Why Russian Spacecraft Avoid Water Landings
In contrast, Russian Soyuz spacecraft land on solid ground, and this choice is equally shaped by geography. Despite Russia’s extensive coastline, much of it borders the Arctic Ocean, where extreme cold, ice, and remote conditions make recovery operations dangerous and unpredictable. Instead, Russia utilizes its vast inland territories—particularly the open steppe regions of Kazakhstan—offering expansive, sparsely populated land for safe touchdowns.
This difference is not a matter of technological limitation but of environmental practicality. Launching from the Baikonur Cosmodrome, a landlocked facility, naturally leads to land-based recovery strategies. Over decades, Russia has refined this method into a reliable and repeatable system.
The Role of Retrorockets in Soyuz Landings
Landing on solid ground introduces a different engineering challenge: eliminating the harsh impact that would otherwise occur. To address this, Soyuz spacecraft are equipped with retrorockets that fire just moments before touchdown. These rockets reduce the descent speed to less than five feet per second, a dramatic slowdown compared to the velocity of American splashdowns.

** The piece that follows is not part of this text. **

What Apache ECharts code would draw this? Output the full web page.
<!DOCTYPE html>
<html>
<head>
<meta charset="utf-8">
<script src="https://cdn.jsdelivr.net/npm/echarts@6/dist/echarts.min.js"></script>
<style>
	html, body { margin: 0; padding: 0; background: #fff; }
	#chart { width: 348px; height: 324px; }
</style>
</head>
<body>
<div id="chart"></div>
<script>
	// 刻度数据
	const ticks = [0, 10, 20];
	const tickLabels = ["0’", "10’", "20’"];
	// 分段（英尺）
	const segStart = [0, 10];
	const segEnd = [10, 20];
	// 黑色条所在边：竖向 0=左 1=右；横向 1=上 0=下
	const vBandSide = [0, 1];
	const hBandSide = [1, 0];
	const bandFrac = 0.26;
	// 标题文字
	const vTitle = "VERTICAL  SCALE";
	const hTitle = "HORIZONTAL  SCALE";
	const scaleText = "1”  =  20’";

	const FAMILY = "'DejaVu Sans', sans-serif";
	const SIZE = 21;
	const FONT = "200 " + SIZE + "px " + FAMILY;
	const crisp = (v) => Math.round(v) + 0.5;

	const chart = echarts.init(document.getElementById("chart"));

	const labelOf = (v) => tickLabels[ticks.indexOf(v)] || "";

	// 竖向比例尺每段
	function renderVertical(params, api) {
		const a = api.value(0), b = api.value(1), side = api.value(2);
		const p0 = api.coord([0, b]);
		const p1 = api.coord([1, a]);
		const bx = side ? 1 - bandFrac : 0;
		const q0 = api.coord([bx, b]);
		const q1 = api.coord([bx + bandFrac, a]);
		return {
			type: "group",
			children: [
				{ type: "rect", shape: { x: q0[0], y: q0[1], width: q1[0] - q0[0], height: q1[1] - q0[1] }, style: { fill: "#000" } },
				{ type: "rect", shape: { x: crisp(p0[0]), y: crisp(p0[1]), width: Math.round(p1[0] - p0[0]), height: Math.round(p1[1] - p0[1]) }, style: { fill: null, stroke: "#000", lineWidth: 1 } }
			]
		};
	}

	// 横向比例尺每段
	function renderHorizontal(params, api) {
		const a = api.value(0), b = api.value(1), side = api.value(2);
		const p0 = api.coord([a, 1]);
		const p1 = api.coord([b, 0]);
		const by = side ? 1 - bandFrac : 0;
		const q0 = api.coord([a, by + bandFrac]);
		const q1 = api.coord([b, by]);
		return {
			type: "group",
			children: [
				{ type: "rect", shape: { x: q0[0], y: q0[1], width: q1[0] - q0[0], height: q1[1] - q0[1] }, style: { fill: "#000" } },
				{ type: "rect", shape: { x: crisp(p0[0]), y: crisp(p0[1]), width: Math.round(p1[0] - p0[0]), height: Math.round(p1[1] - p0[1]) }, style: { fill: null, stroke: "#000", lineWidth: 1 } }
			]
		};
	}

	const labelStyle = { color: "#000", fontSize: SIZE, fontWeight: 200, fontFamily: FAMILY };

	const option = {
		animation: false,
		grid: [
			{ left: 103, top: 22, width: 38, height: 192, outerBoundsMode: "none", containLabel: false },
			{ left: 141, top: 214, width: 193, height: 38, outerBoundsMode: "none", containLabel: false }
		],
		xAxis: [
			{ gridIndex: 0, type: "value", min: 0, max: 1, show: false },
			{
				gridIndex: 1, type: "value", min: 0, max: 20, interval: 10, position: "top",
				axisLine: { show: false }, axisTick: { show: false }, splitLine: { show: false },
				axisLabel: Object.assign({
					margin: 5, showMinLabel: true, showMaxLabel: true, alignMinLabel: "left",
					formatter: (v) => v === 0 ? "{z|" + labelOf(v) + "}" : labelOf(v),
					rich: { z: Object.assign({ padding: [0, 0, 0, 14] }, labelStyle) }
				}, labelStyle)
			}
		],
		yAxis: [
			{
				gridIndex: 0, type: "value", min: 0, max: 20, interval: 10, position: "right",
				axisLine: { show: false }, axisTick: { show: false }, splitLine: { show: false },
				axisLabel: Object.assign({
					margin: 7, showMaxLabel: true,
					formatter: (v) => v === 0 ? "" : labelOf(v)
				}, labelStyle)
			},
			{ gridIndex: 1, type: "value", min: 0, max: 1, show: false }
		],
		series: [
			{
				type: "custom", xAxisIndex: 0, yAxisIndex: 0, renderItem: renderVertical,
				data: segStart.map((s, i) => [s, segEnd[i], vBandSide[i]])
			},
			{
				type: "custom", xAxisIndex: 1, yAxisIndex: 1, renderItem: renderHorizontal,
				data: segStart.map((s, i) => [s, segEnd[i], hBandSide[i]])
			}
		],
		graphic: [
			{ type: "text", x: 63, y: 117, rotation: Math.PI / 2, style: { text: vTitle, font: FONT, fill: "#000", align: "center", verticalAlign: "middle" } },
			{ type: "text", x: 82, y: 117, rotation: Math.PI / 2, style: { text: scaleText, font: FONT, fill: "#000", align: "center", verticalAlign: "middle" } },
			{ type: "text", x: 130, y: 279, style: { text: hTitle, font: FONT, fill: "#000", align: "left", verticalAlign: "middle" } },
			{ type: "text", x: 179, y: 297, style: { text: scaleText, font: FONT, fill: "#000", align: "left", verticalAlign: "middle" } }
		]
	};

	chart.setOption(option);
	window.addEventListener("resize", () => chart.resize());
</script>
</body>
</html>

Even with this technology, the experience remains physically demanding. Astronauts often describe the landing as abrupt and forceful. The capsule hits the ground with a noticeable jolt, reinforcing the need for robust internal seating and shock-absorbing systems.
Safety, Sensation, and Astronaut Experience
The contrast in landing styles also shapes the astronaut experience. Ocean splashdowns are often described as smoother and more forgiving, with the water providing a gradual deceleration. Crews frequently liken the sensation to an intense but controlled ride, emphasizing the balance between excitement and safety.
On the other hand, Soyuz landings are more abrupt, sometimes compared to a controlled crash. While entirely safe within design parameters, the difference is noticeable. This divergence highlights how engineering adapts not just to physics but to geography, infrastructure, and operational philosophy.
A Tale of Two Systems, One Goal
Ultimately, the reason American spacecraft land in the ocean while Russian ones do not is not about competition or ideology—it is about optimizing for local conditions. The United States capitalizes on its naval access and global maritime reach, while Russia leverages its expansive land resources and centralized launch infrastructure.
Both approaches are highly effective, refined through decades of innovation and experience. Whether descending into rolling waves or touching down on open plains, the goal remains identical: bringing astronauts home safely from the edge of space.